A worker employed at an Amazon.com distribution center in Avenel, New Jersey, died in an industrial accident at the facility earlier this month. The Occupational Safety and Health Administration (OSHA) is investigating the accident, but it may be months before we find out the results.
The man was crushed by equipment in the sorting center in New Jersey, which is owned by Amazon.com, but staffed by temporary workers employed by staffing agencies.
The use of temporary workers is growing, and agencies like OSHA are bringing increased scrutiny to their use, as it is concerned they may be used by some companies as a means of cutting costs by avoiding responsibility for workplace safety.
OSHA began a safety initiative early this year to improve safety for temporary workers.

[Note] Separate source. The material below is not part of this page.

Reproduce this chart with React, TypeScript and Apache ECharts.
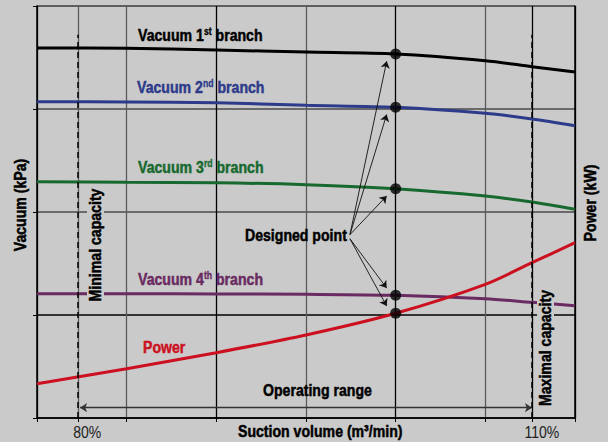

Temporary workers are often employed by subcontractors of the real owners of the business, thereby insulating the company from costs related to workers’ compensation and other potential liability.
The initiative highlighted that a significant number of temporary workers die on the job in their first few weeks of employment. OSHA reports that 12 percent of workplace fatalities involve contractors.
Some companies view temporary workers as disposable and a report by ProPublica found that temporary workers are 68 percent more likely to work in occupations with the highest injury rate.
The Director of OSHA pointed out temporary workers, many of whom work in some of the most dangerous jobs, may have limited English proficiency and may receive inadequate safety instruction and protective equipment. This increases their risk of serious injury or death.
The worker who died had four children and seven grandchildren. While his death may be a minor inconvenience for Amazon.com, for his family it will leave them grieving with the emptiness caused by his loss.
While they may need compensation to help provide for their needs, the heartfelt wish of most families placed in this terrible position is that whatever steps necessary be taken to prevent such tragedies from being repeated.